Sure, the journey is a failure for both Daedalus and Icarus. But had the escape from Minos’ tower been a video game, Icarus’ descent would have been accompanied by a downward melody in the soundtrack. It would have concluded with the phrase “I’m Finished!” or “Game Over.” And Daedalus would have restarted, trying again and again, persevering until he leveled up.
In Daedalus, then, we see a archaic representation of primordial character traits that will eventually be associated with 21st Century gamers and entrepreneurs. Daedalus is inventive and disruptive. He can solve any problem. With his ingenuity, he can navigate his way out of any situation.

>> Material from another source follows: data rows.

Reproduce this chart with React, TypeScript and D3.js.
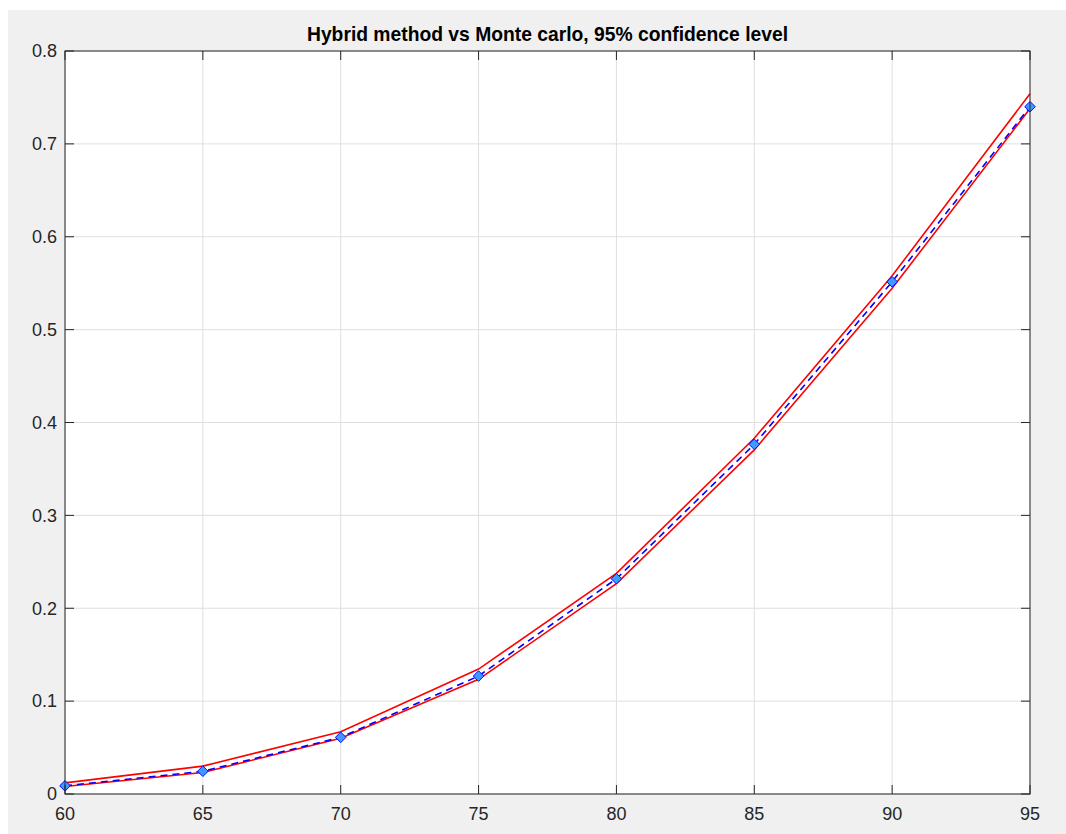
import * as d3 from 'd3';
import React from 'react';

// x values (confidence level, %)
const levels = [60, 65, 70, 75, 80, 85, 90, 95];
// Monte carlo estimate (blue dashed, diamonds)
const monteCarlo = [0.0088, 0.0245, 0.061, 0.127, 0.2318, 0.3765, 0.5515, 0.740];
// Hybrid method bounds (red)
const upperBound = [0.012, 0.030, 0.067, 0.1345, 0.2375, 0.383, 0.558, 0.754];
const lowerBound = [0.008, 0.0232, 0.0600, 0.1235, 0.2265, 0.3705, 0.5445, 0.738];

const xTicks = [60, 65, 70, 75, 80, 85, 90, 95];
const yTicks = [0, 0.1, 0.2, 0.3, 0.4, 0.5, 0.6, 0.7, 0.8];

const title = 'Hybrid method vs Monte carlo, 95% confidence level';

export default function App() {
  const width = 1066;
  const height = 834;
  const left = 65;
  const right = 1030;
  const top = 51;
  const bottom = 794;
  const tickLen = 9;
  const axisColor = '#262626';
  const font = '"Liberation Sans", Arial, sans-serif';

  const x = d3.scaleLinear().domain([60, 95]).range([left, right]);
  const y = d3.scaleLinear().domain([0, 0.8]).range([bottom, top]);

  const line = d3
    .line<number>()
    .x((_, i) => x(levels[i]))
    .y((d) => y(d));

  const diamond = (cx: number, cy: number, r: number) =>
    `M${cx},${cy - r}L${cx + r},${cy}L${cx},${cy + r}L${cx - r},${cy}Z`;

  return (
    <svg
      width={width}
      height={height}
      style={{ position: 'absolute', left: 0, top: 0, display: 'block' }}
    >
      <rect x={0} y={0} width={width} height={height} fill="#ffffff" />
      <rect x={8} y={10} width={width - 8} height={height - 10} fill="#f0f0f0" />
      <rect x={left} y={top} width={right - left} height={bottom - top} fill="#ffffff" />

      {/* grid */}
      {xTicks.map((t) => (
        <line key={'gx' + t} x1={x(t)} x2={x(t)} y1={top} y2={bottom} stroke="#dfdfdf" strokeWidth={1} />
      ))}
      {yTicks.map((t) => (
        <line key={'gy' + t} x1={left} x2={right} y1={y(t)} y2={y(t)} stroke="#dfdfdf" strokeWidth={1} />
      ))}

      {/* data */}
      <path d={line(upperBound) ?? ''} fill="none" stroke="#ff0000" strokeWidth={1.6} />
      <path d={line(lowerBound) ?? ''} fill="none" stroke="#ff0000" strokeWidth={1.6} />
      <path
        d={line(monteCarlo) ?? ''}
        fill="none"
        stroke="#0000ff"
        strokeWidth={1.6}
        strokeDasharray="7,5"
      />
      {monteCarlo.map((v, i) => (
        <path
          key={'m' + i}
          d={diamond(x(levels[i]), y(v), 5.3)}
          fill="#3d9bff"
          stroke="#0a0aff"
          strokeWidth={1}
        />
      ))}

      {/* box and ticks */}
      <rect x={left} y={top} width={right - left} height={bottom - top} fill="none" stroke={axisColor} strokeWidth={1} />
      {xTicks.map((t) => (
        <g key={'tx' + t}>
          <line x1={x(t)} x2={x(t)} y1={bottom} y2={bottom - tickLen} stroke={axisColor} />
          <line x1={x(t)} x2={x(t)} y1={top} y2={top + tickLen} stroke={axisColor} />
          <text
            x={x(t)}
            y={820}
            textAnchor="middle"
            fontFamily={font}
            fontSize={18}
            fill={axisColor}
          >
            {t}
          </text>
        </g>
      ))}
      {yTicks.map((t) => (
        <g key={'ty' + t}>
          <line x1={left} x2={left + tickLen} y1={y(t)} y2={y(t)} stroke={axisColor} />
          <line x1={right} x2={right - tickLen} y1={y(t)} y2={y(t)} stroke={axisColor} />
          <text
            x={left - 8}
            y={y(t)}
            dy="0.35em"
            textAnchor="end"
            fontFamily={font}
            fontSize={18}
            fill={axisColor}
          >
            {d3.format('~g')(t)}
          </text>
        </g>
      ))}

      <text
        x={(left + right) / 2}
        y={41}
        textAnchor="middle"
        fontFamily={font}
        fontSize={19.3}
        fontWeight="bold"
        fill="#000000"
      >
        {title}
      </text>
    </svg>
  );
}
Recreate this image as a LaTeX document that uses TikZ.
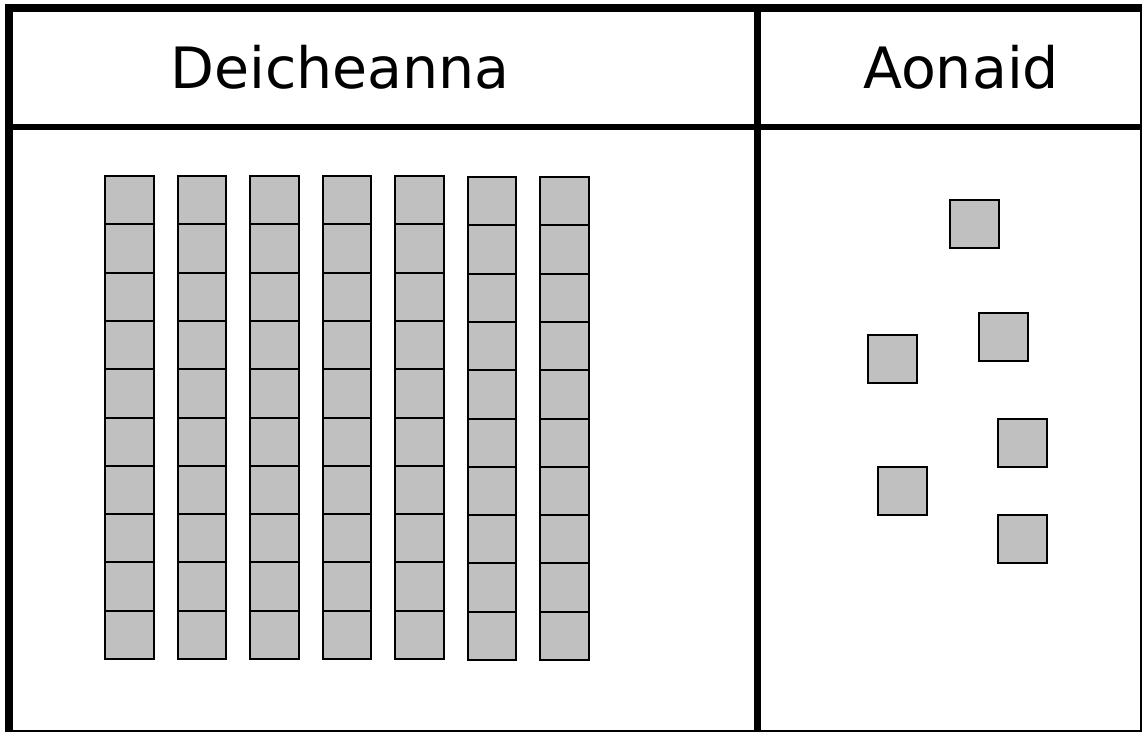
\documentclass[tikz,border=0pt]{standalone}
\usepackage{fontspec}
\setmainfont{DejaVu Sans}
\tikzset{
  frameline/.style={line width=8pt, line cap=rect},
  divline/.style={line width=6.5pt},
  cube/.style={draw=black, fill=cubegray, line width=2pt, minimum width=48.5pt, minimum height=48.4pt, inner sep=0pt, outer sep=0pt},
  title/.style={font=\fontsize{57}{60}\selectfont, anchor=base, inner sep=0pt}
}
\definecolor{cubegray}{HTML}{C0C0C0}
\begin{document}
\begin{tikzpicture}[x=1pt,y=-1pt]
\useasboundingbox (0,0) rectangle (1142,731);
% frame
\draw[frameline] (8.5,8) rectangle (1144,734);
\draw[divline] (8.5,127) -- (1144,127);
\draw[line width=7pt] (757,8) -- (757,734);
% titles
\node[title] (tens) at (340,88) {Deicheanna};
\node[title] (units) at (961,88) {Aonaid};
% tens rods
\foreach \c/\x/\t in {1/105/176,2/177.5/176,3/250/176,4/322.5/176,5/395/176,6/467.5/177,7/540/177}{
  \foreach \r in {0,...,9}{
    \node[cube, anchor=north west] (t\c-\r) at (\x,\t+48.3*\r) {};
  }
}
% units
\node[cube, anchor=north west] (u1) at (950,200) {};
\node[cube, anchor=north west] (u2) at (979,313) {};
\node[cube, anchor=north west] (u3) at (868,334.5) {};
\node[cube, anchor=north west] (u4) at (998,419) {};
\node[cube, anchor=north west] (u5) at (878,467) {};
\node[cube, anchor=north west] (u6) at (998,515) {};
\end{tikzpicture}
\end{document}
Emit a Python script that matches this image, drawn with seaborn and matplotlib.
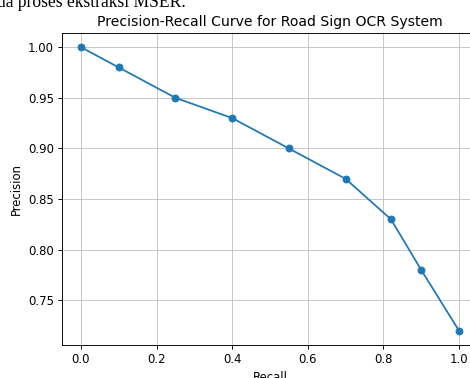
import matplotlib
matplotlib.use("Agg")
import matplotlib.pyplot as plt
import seaborn as sns
import pandas as pd

recall = [0.0, 0.1, 0.25, 0.4, 0.55, 0.7, 0.82, 0.9, 1.0]
precision = [1.00, 0.98, 0.95, 0.93, 0.90, 0.87, 0.83, 0.78, 0.72]

df = pd.DataFrame({"Recall": recall, "Precision": precision})

DPI = 84
fig = plt.figure(figsize=(471 / DPI, 378 / DPI), dpi=DPI)
ax = fig.add_axes([62 / 471, 33 / 378, 416 / 471, 312 / 378])

sns.lineplot(data=df, x="Recall", y="Precision", marker="o", color="#1f77b4",
             markeredgecolor="#1f77b4", markersize=6, linewidth=1.5, ax=ax)
ax.set_title("Precision-Recall Curve for Road Sign OCR System")
ax.set_xlabel("Recall")
ax.set_ylabel("Precision")
ax.grid(True, color="#c4c4c4")
ax.spines["right"].set_visible(False)

fig.text(-3 / 471, 1 - 7 / 378, "da proses ekstraksi MSER.", family="Liberation Serif",
         fontsize=15, va="baseline", ha="left", color="black")

fig.savefig("out.png", dpi=DPI)
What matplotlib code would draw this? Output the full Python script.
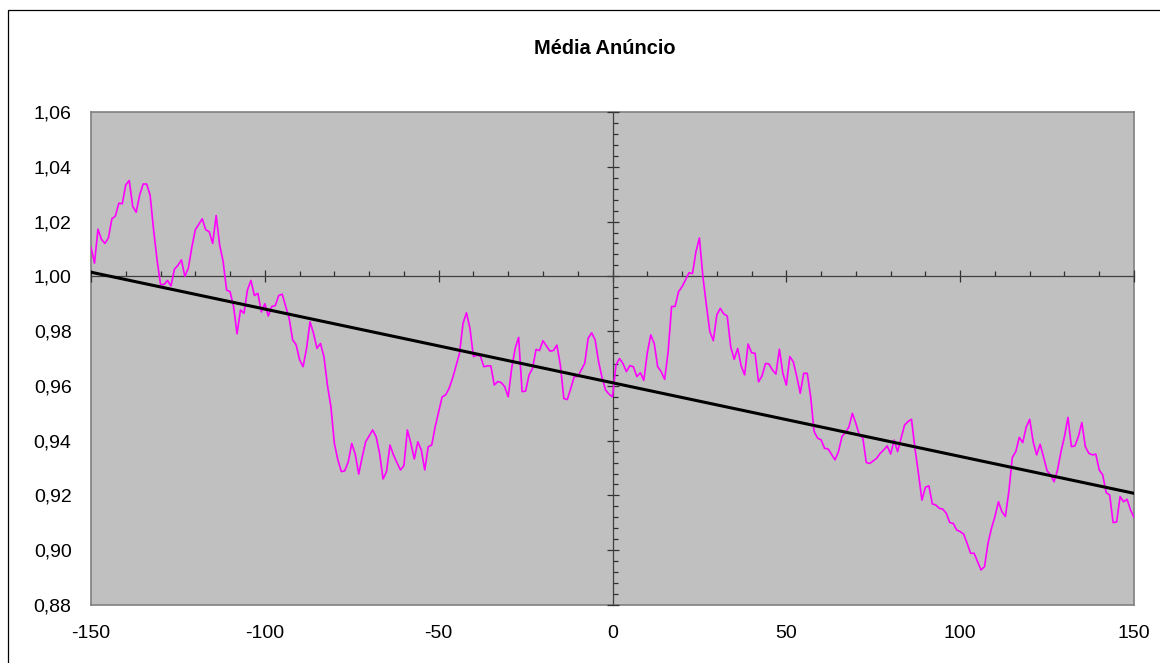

He’s said to have invented carpentry. He designed the famous labyrinth that imprisoned the minotaur. He is the originator of robotics and animatronics, creating sculptures were made with “eyes as if open and limbs as if in motion, so his statues had to be chained to prevent them from running away.” For the ancient Greeks, Daedalus was the mythological ancestor that created the possibility for all technological feats of human ingenuity.
What’s more, it is not only the Greeks that celebrated Daedalus, in the early days of the industrial age, the Romantic poets also latched on to his image. He was symbolically associated with the artistic craftsman: passionate, disruptive, and rebellious. He changes the world around him through the creation of new systems, new inventions, and imaginative solutions to old problems.
In short, he’s an innovative tool maker. He matches the modern image of an entrepreneur.
And maybe, just maybe, Daedalus was also the first gamer.